WHAT NEEDS TO BE DONE: Extract the first line through the line containing "4.5, 4.42, 4.29];" from the listing below, exactly as written.

INPUT MATERIAL:
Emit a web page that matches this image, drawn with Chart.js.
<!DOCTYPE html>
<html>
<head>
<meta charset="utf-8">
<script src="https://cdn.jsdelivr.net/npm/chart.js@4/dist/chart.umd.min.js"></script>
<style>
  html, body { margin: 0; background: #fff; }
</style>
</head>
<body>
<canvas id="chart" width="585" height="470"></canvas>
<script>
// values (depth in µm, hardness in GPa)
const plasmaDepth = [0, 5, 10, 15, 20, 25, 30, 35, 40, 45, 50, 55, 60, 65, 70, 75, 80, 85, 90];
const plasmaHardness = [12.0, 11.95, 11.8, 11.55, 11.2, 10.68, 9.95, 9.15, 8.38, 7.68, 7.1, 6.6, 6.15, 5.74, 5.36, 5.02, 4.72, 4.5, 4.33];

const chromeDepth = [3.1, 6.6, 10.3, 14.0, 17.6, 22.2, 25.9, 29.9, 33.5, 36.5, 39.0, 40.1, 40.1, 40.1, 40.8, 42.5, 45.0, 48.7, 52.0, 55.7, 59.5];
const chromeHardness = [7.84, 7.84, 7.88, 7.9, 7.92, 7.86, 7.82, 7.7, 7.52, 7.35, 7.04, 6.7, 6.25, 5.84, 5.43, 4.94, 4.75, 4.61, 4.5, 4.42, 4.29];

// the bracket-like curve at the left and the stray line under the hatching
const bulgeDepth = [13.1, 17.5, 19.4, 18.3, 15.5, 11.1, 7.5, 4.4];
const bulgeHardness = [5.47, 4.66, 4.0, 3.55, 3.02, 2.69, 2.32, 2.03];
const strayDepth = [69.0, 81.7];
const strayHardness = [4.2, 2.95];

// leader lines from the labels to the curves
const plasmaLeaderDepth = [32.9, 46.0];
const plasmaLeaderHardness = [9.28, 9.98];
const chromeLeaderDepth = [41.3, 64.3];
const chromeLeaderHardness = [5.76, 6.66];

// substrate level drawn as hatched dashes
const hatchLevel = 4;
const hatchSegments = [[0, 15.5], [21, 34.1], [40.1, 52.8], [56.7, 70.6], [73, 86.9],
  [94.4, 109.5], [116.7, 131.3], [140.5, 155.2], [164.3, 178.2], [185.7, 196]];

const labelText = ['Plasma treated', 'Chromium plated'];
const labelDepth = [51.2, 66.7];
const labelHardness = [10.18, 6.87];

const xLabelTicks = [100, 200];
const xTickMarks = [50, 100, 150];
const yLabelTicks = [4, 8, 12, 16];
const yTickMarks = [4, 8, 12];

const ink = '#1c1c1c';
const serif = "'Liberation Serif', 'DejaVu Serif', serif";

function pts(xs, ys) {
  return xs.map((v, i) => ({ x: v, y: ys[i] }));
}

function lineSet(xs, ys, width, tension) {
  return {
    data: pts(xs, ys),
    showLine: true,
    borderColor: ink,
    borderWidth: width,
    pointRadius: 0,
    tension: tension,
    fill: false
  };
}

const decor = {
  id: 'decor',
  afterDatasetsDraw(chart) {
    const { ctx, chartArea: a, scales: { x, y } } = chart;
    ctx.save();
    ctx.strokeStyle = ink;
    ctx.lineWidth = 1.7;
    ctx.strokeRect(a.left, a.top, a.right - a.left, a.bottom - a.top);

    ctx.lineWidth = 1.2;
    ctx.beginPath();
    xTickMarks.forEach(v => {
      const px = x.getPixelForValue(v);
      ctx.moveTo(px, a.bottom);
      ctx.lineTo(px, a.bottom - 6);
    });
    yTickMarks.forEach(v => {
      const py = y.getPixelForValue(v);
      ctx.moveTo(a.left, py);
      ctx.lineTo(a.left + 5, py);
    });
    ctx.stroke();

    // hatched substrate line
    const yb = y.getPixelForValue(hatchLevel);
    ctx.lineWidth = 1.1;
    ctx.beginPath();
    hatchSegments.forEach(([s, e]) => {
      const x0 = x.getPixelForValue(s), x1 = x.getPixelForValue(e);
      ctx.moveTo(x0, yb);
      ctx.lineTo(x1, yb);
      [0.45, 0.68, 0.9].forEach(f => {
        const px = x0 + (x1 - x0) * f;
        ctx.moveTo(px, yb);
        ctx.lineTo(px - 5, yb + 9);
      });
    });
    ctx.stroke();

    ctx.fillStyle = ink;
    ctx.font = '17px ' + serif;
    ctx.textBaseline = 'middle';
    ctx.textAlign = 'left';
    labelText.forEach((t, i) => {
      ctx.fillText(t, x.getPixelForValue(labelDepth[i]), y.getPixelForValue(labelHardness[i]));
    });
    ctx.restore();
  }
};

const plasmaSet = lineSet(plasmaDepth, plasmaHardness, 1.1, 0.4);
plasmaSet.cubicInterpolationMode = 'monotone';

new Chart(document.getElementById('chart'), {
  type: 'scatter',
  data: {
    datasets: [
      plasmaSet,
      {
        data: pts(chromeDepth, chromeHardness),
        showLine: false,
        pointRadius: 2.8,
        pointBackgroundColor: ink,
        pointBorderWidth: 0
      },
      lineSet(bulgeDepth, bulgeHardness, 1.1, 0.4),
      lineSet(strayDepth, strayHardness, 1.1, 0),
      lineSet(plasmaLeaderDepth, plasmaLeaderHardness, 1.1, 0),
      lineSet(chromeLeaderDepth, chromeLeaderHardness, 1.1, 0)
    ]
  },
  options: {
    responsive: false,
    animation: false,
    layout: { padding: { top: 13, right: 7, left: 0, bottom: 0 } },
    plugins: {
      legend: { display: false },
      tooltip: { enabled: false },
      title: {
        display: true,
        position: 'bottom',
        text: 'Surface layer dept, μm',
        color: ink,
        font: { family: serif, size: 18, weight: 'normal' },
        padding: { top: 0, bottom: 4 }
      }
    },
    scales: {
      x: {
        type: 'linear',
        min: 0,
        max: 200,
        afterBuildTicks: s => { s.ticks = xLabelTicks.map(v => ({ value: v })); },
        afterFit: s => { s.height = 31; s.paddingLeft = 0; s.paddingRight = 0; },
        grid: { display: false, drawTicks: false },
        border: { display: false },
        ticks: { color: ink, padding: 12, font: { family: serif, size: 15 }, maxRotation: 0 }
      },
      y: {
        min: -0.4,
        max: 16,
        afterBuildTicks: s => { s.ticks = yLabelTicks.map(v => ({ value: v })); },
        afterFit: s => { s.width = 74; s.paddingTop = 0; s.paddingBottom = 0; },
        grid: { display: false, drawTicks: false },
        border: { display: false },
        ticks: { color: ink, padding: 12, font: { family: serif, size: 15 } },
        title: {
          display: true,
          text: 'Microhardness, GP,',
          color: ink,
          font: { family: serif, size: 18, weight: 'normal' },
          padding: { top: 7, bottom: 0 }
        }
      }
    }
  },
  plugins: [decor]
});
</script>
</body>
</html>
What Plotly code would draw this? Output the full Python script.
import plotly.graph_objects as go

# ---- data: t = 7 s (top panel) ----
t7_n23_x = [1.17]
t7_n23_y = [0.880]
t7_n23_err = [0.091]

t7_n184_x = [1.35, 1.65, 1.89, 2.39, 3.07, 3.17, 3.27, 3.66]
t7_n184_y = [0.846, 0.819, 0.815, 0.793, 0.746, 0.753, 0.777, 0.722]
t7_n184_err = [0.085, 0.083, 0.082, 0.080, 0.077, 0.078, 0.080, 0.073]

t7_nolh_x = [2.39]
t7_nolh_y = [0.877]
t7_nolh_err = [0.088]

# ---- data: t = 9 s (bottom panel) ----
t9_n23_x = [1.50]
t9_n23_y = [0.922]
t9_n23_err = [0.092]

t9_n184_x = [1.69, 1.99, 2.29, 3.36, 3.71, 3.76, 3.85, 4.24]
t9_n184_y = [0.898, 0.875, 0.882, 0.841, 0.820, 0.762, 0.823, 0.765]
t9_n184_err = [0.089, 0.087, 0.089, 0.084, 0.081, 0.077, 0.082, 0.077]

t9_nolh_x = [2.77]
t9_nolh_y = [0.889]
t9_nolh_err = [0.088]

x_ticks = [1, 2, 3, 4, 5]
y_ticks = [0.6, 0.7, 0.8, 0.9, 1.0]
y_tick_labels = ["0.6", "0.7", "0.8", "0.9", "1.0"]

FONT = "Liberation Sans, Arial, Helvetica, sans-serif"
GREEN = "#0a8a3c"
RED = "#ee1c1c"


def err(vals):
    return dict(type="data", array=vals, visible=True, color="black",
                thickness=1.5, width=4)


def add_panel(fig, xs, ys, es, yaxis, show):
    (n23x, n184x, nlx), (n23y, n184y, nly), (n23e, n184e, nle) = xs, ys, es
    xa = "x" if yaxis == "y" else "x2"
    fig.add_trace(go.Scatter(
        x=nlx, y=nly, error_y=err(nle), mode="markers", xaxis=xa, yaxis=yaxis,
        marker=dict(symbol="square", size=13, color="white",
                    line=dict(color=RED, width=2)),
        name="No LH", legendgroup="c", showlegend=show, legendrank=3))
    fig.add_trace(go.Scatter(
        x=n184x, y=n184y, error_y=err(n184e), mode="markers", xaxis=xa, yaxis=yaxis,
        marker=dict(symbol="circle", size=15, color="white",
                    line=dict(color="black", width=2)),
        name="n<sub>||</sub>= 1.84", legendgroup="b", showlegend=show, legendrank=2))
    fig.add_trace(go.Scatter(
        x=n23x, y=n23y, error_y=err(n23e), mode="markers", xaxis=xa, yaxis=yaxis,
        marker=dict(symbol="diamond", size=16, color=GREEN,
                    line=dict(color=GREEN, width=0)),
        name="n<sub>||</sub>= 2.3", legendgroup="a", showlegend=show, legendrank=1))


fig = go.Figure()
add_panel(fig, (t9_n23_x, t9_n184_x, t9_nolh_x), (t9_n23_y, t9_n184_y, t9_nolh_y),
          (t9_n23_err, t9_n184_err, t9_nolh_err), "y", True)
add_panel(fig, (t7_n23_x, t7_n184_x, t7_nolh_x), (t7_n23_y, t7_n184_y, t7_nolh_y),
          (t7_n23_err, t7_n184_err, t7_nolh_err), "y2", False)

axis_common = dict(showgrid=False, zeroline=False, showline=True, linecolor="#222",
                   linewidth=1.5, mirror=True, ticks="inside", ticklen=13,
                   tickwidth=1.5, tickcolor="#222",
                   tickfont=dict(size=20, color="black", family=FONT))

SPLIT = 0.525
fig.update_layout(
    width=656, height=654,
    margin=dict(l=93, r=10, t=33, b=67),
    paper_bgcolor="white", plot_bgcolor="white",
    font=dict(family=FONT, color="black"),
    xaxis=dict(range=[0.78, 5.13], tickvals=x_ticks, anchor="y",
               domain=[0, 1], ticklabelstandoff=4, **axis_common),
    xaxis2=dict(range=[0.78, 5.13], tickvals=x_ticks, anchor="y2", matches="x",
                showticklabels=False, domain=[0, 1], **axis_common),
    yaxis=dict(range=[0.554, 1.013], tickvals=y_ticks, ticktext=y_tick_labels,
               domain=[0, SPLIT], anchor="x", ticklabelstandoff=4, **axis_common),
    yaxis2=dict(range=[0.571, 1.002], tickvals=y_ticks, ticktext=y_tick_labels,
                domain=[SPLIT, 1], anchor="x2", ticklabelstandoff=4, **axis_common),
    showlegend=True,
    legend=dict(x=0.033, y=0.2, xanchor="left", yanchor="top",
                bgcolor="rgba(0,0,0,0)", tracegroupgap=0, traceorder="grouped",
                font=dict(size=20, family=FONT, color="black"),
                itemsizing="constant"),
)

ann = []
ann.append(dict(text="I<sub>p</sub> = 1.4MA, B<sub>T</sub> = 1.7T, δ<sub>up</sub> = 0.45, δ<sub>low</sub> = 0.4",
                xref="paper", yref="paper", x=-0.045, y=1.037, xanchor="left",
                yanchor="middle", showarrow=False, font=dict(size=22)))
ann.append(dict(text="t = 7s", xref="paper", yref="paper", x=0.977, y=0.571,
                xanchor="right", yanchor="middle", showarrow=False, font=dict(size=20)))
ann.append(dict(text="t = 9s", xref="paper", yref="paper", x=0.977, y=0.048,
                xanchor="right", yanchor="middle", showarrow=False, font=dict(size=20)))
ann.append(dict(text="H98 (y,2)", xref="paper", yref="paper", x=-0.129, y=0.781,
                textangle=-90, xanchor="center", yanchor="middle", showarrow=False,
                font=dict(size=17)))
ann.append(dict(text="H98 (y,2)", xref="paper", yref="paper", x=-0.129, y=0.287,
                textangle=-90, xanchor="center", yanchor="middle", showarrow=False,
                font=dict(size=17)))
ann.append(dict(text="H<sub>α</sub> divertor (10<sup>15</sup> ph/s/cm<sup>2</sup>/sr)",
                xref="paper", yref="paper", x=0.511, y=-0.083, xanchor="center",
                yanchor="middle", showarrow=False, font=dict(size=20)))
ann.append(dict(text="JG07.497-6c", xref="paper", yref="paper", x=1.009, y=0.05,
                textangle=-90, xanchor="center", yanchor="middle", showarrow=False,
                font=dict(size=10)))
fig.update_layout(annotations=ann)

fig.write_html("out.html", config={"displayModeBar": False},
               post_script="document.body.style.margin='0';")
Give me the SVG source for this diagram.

REPLY TO THE TASK:
Emit a web page that matches this image, drawn with Chart.js.
<!DOCTYPE html>
<html>
<head>
<meta charset="utf-8">
<script src="https://cdn.jsdelivr.net/npm/chart.js@4/dist/chart.umd.min.js"></script>
<style>
  html, body { margin: 0; background: #fff; }
</style>
</head>
<body>
<canvas id="chart" width="585" height="470"></canvas>
<script>
// values (depth in µm, hardness in GPa)
const plasmaDepth = [0, 5, 10, 15, 20, 25, 30, 35, 40, 45, 50, 55, 60, 65, 70, 75, 80, 85, 90];
const plasmaHardness = [12.0, 11.95, 11.8, 11.55, 11.2, 10.68, 9.95, 9.15, 8.38, 7.68, 7.1, 6.6, 6.15, 5.74, 5.36, 5.02, 4.72, 4.5, 4.33];

const chromeDepth = [3.1, 6.6, 10.3, 14.0, 17.6, 22.2, 25.9, 29.9, 33.5, 36.5, 39.0, 40.1, 40.1, 40.1, 40.8, 42.5, 45.0, 48.7, 52.0, 55.7, 59.5];
const chromeHardness = [7.84, 7.84, 7.88, 7.9, 7.92, 7.86, 7.82, 7.7, 7.52, 7.35, 7.04, 6.7, 6.25, 5.84, 5.43, 4.94, 4.75, 4.61, 4.5, 4.42, 4.29];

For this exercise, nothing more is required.